Amongst the many other moments and thousands of shots hit this season, South Africa’s Dylan Frittelli won the AfrAsia Bank Mauritius Open on his way to climbing into the top 50 in the world for the first time in his career and having a taste of all four Majors. He later secured his PGA Tour card for 2019 and is without a doubt the man to watch amongst a generation of South African golfers already pushing hard on the heels of Branden Grace, Louis Oosthuizen and Charl Schwartzel.

Shubhankar Sharma’s two wins this season, including in the Joburg Open, introduced the game to another new star, and he went on to be named the Tour’s Sir Henry Cotton Rookie of the Year.
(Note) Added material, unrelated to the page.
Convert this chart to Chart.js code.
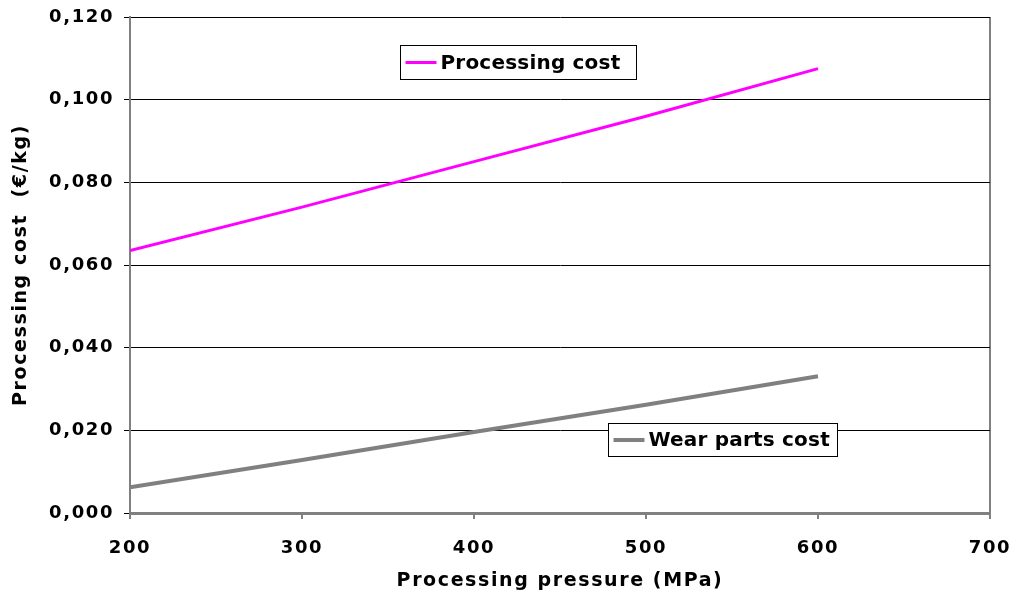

South Africa’s Erik van Rooyen was named The Graduate of the Year for his impressive move from the Challenge Tour to the European Tour this year.

And for some, even in a seemingly perfect season, there was still room for faith of more to come.

Matt Wallace won three times this year and came close to a fourth in an incredible season. Yet even for Wallace, there was disappointment as what he did wasn’t good enough for a place on the European Ryder Cup team.

Faith is indeed in a constant process of perfection on the Tour.